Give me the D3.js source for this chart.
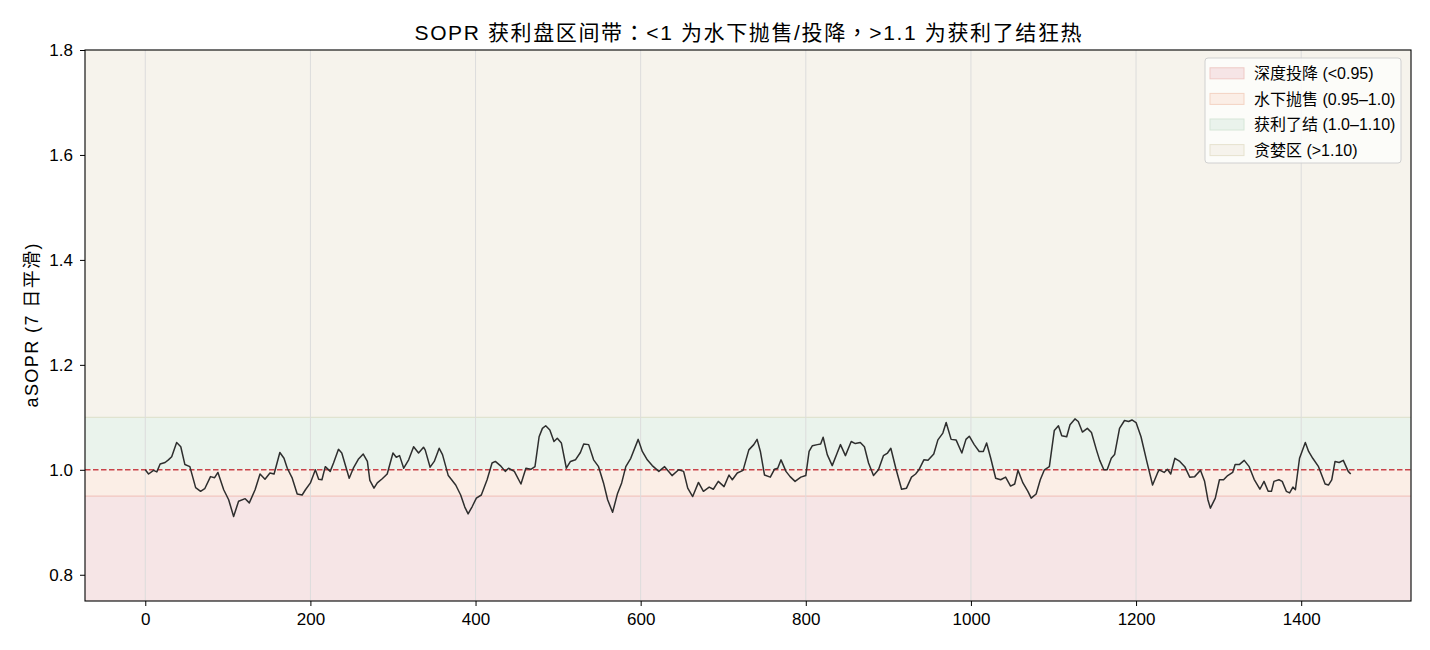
<!DOCTYPE html>
<html>
<head>
<meta charset="utf-8">
<script src="https://cdn.jsdelivr.net/npm/d3@7"></script>
<style>
  body { margin: 0; background: #fff; }
  text { font-family: "Liberation Sans", Arial, "Noto Sans CJK SC", sans-serif; }
</style>
</head>
<body>
<svg id="chart" width="1430" height="650"></svg>
<script>
const days = [0,4,10,14,18,24,28,32,38,43,48,54,61,67,72,79,84,88,95,101,107,113,121,126,133,139,145,151,156,163,168,172,178,184,190,194,200,206,210,214,218,224,228,234,238,247,252,258,264,269,272,277,281,287,293,300,304,308,313,319,325,331,337,339,345,350,356,360,367,376,382,387,391,396,401,407,414,420,424,430,436,440,447,455,461,467,472,477,481,485,490,495,499,504,510,515,521,527,531,537,543,549,555,560,566,572,577,582,588,597,602,608,614,622,629,638,646,652,657,663,670,676,683,688,694,701,707,711,717,724,731,737,741,745,750,757,762,766,770,776,781,787,794,800,804,808,814,818,821,826,832,838,842,848,855,860,866,871,876,882,888,894,899,903,909,916,922,928,933,937,943,948,955,960,966,970,976,982,989,994,998,1004,1010,1015,1019,1024,1030,1036,1042,1048,1053,1057,1063,1069,1073,1079,1084,1089,1095,1101,1106,1110,1116,1120,1126,1130,1135,1141,1146,1152,1156,1161,1165,1170,1174,1180,1186,1191,1195,1200,1206,1213,1220,1226,1228,1234,1238,1242,1247,1253,1259,1265,1271,1278,1283,1287,1290,1296,1301,1306,1311,1317,1320,1325,1331,1337,1343,1350,1355,1360,1364,1367,1373,1377,1382,1386,1390,1393,1398,1405,1409,1414,1421,1429,1433,1437,1441,1446,1451,1457,1460];
const sopr = [1.000,0.992,0.999,0.996,1.011,1.014,1.019,1.025,1.052,1.044,1.010,1.006,0.966,0.959,0.964,0.987,0.985,0.995,0.962,0.943,0.911,0.940,0.945,0.937,0.962,0.992,0.982,0.994,0.992,1.033,1.022,1.003,0.984,0.954,0.952,0.962,0.975,1.000,0.982,0.981,1.006,0.997,1.013,1.039,1.032,0.984,1.003,1.020,1.030,1.016,0.980,0.965,0.975,0.983,0.992,1.032,1.024,1.027,1.003,1.019,1.044,1.032,1.043,1.038,1.005,1.016,1.041,1.029,0.989,0.971,0.952,0.929,0.916,0.930,0.946,0.952,0.981,1.013,1.016,1.008,0.997,1.003,0.997,0.973,1.003,1.001,1.006,1.063,1.079,1.084,1.076,1.054,1.060,1.051,1.003,1.016,1.019,1.033,1.049,1.048,1.019,1.006,0.975,0.943,0.919,0.955,0.975,1.006,1.022,1.058,1.035,1.019,1.008,0.997,1.006,0.989,1.000,0.997,0.965,0.949,0.976,0.959,0.967,0.963,0.978,0.968,0.990,0.981,0.994,0.999,1.038,1.048,1.058,1.035,0.990,0.986,1.001,1.003,1.019,0.997,0.987,0.978,0.986,0.989,1.035,1.046,1.048,1.049,1.062,1.029,1.008,1.032,1.048,1.027,1.054,1.050,1.052,1.044,1.013,0.989,1.000,1.027,1.032,1.041,1.003,0.963,0.965,0.986,0.992,1.000,1.019,1.018,1.030,1.057,1.070,1.090,1.058,1.057,1.032,1.058,1.064,1.048,1.035,1.035,1.051,1.022,0.984,0.981,0.986,0.969,0.973,0.999,0.975,0.959,0.946,0.954,0.981,1.000,1.006,1.075,1.084,1.065,1.063,1.086,1.097,1.092,1.072,1.079,1.071,1.038,1.018,1.000,1.000,1.022,1.029,1.079,1.094,1.092,1.095,1.090,1.063,1.016,0.971,0.994,1.000,0.995,1.001,0.992,1.022,1.016,1.006,0.986,0.987,0.999,0.978,0.943,0.927,0.946,0.981,0.981,0.989,0.995,1.010,1.010,1.018,1.006,0.982,0.963,0.978,0.959,0.959,0.978,0.981,0.978,0.959,0.956,0.967,0.962,1.022,1.052,1.035,1.022,1.006,0.973,0.971,0.981,1.016,1.014,1.018,0.997,0.992];

// zone bands
const bandNames = ["深度投降 (<0.95)", "水下抛售 (0.95–1.0)", "获利了结 (1.0–1.10)", "贪婪区 (>1.10)"];
const bandLow = [0.0, 0.95, 1.0, 1.10];
const bandHigh = [0.95, 1.0, 1.10, 3.0];
const bandFill = ["#f6e5e6", "#fbeee6", "#eaf3ec", "#f6f3ec"];
const bandEdge = ["#efc9c6", "#f3d3c3", "#d6e6d8", "#e6e2cf"];

const xTicks = [0, 200, 400, 600, 800, 1000, 1200, 1400];
const yTicks = [0.8, 1.0, 1.2, 1.4, 1.6, 1.8];

const W = 1430, H = 650;
const margin = {left: 85, right: 19, top: 50, bottom: 49};
const pw = W - margin.left - margin.right;
const ph = H - margin.top - margin.bottom;

const svg = d3.select("#chart");
const g = svg.append("g").attr("transform", `translate(${margin.left},${margin.top})`);

const x = d3.scaleLinear().domain([-73, 1533]).range([0, pw]);
const y = d3.scaleLinear().domain([0.75, 1.8]).range([ph, 0]);

g.append("clipPath").attr("id", "clip")
    .append("rect").attr("width", pw).attr("height", ph);

let plot = g.append("g").attr("clip-path", "url(#clip)");

// bands
plot.selectAll("rect.band")
    .data(bandLow)
    .enter()
    .append("rect")
    .attr("class", "band")
    .attr("x", 0)
    .attr("width", pw)
    .attr("y", (d, i) => y(Math.min(bandHigh[i], 1.8)))
    .attr("height", (d, i) => y(Math.max(d, 0.75)) - y(Math.min(bandHigh[i], 1.8)))
    .attr("fill", (d, i) => bandFill[i]);

// band edge lines
plot.selectAll("line.edge")
    .data([0.95, 1.10])
    .enter()
    .append("line")
    .attr("x1", 0).attr("x2", pw)
    .attr("y1", d => y(d)).attr("y2", d => y(d))
    .attr("stroke", (d, i) => i == 0 ? "#f2c6bf" : "#e0e3d0")
    .attr("stroke-width", 1.2);

// vertical grid
plot.selectAll("line.grid")
    .data(xTicks)
    .enter()
    .append("line")
    .attr("x1", d => x(d)).attr("x2", d => x(d))
    .attr("y1", 0).attr("y2", ph)
    .attr("stroke", "#dcdcdc")
    .attr("stroke-width", 1);

// breakeven line
plot.append("line")
    .attr("x1", 0).attr("x2", pw)
    .attr("y1", y(1.0)).attr("y2", y(1.0))
    .attr("stroke", "#c9444a")
    .attr("stroke-width", 1.5)
    .attr("stroke-dasharray", "5.5,2.5");

// sopr line
let line = d3.line()
    .x((d, i) => x(days[i]))
    .y(d => y(d));

plot.append("path")
    .attr("d", line(sopr))
    .attr("fill", "none")
    .attr("stroke", "#2e2e2e")
    .attr("stroke-width", 1.5)
    .attr("stroke-linejoin", "round");

// axes
let xAxis = g.append("g")
    .attr("transform", `translate(0,${ph})`)
    .call(d3.axisBottom(x).tickValues(xTicks).tickSize(5).tickPadding(7).tickFormat(d3.format("d")));
let yAxis = g.append("g")
    .call(d3.axisLeft(y).tickValues(yTicks).tickSize(5).tickPadding(7).tickFormat(d3.format(".1f")));

for (let ax of [xAxis, yAxis]) {
    ax.select(".domain").remove();
    ax.selectAll("text").attr("font-size", 17).attr("fill", "#000")
        .style("font-family", "'Liberation Sans', Arial, sans-serif");
    ax.selectAll("line").attr("stroke", "#000").attr("stroke-width", 1);
}

// frame
g.append("rect")
    .attr("width", pw).attr("height", ph)
    .attr("fill", "none")
    .attr("stroke", "#000")
    .attr("stroke-width", 1.1);

// title
svg.append("text")
    .attr("x", margin.left + pw / 2)
    .attr("y", 40)
    .attr("text-anchor", "middle")
    .attr("font-size", 21)
    .attr("textLength", 667)
    .attr("lengthAdjust", "spacing")
    .style("font-family", "'Liberation Sans', Arial, 'Noto Sans CJK TC', sans-serif")
    .text("SOPR 获利盘区间带：<1 为水下抛售/投降，>1.1 为获利了结狂热");

// y label
svg.append("text")
    .attr("transform", `translate(38,${margin.top + ph / 2}) rotate(-90)`)
    .attr("text-anchor", "middle")
    .attr("font-size", 18)
    .attr("textLength", 164)
    .attr("lengthAdjust", "spacing")
    .text("aSOPR (7 日平滑)");

// legend
let legend = svg.append("g").attr("transform", "translate(1205,58)");
legend.append("rect")
    .attr("width", 196).attr("height", 105)
    .attr("rx", 3)
    .attr("fill", "#fdfdfb")
    .attr("fill-opacity", 0.85)
    .attr("stroke", "#d0d0d0");

let items = legend.selectAll("g.item")
    .data(bandNames)
    .enter()
    .append("g")
    .attr("transform", (d, i) => `translate(0,${15.3 + i * 25.6})`);

items.append("rect")
    .attr("x", 5).attr("y", -5.5)
    .attr("width", 34).attr("height", 11)
    .attr("fill", (d, i) => bandFill[i])
    .attr("stroke", (d, i) => bandEdge[i]);

items.append("text")
    .attr("x", 49).attr("y", 5.6)
    .attr("font-size", 16)
    .text(d => d);
</script>
</body>
</html>
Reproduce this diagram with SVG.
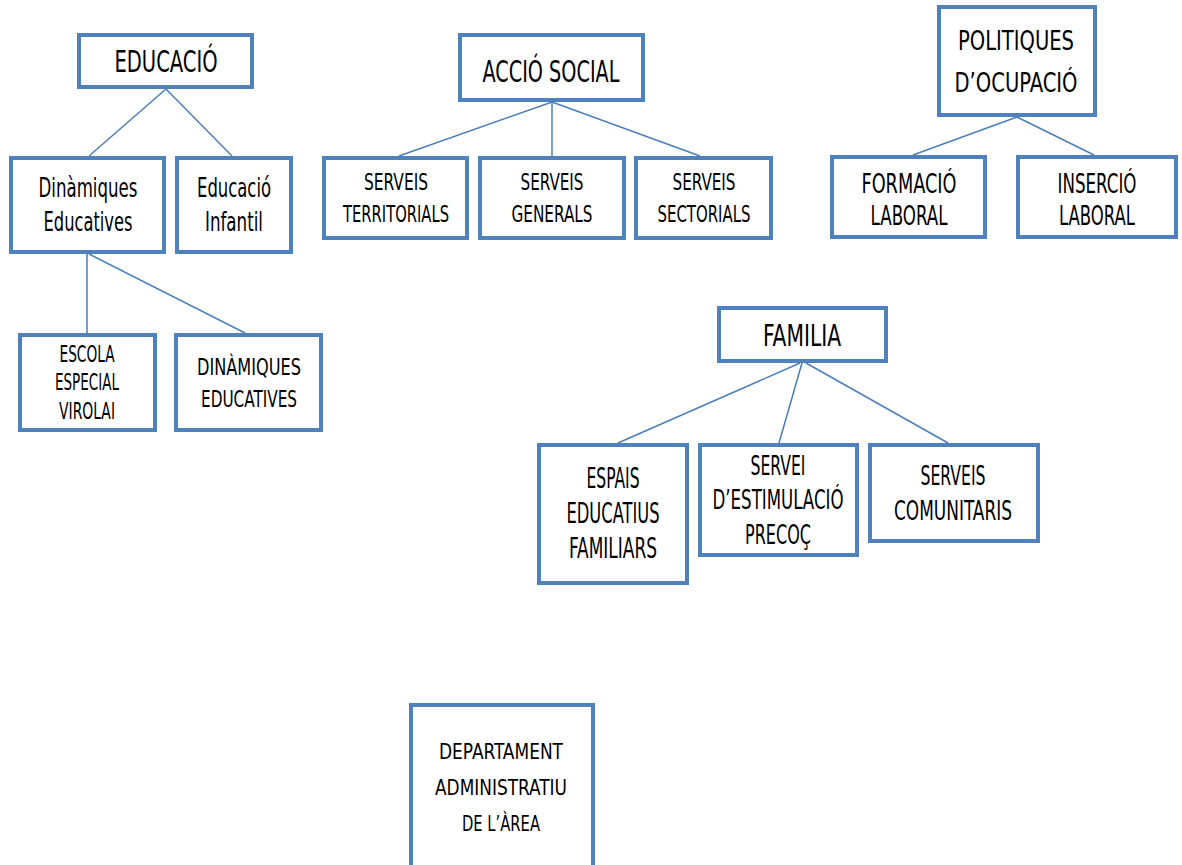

════

## WRITTEN REQUEST
How many of the lines above include the word "this"? Respond with the number alone.

## THE RESULT
2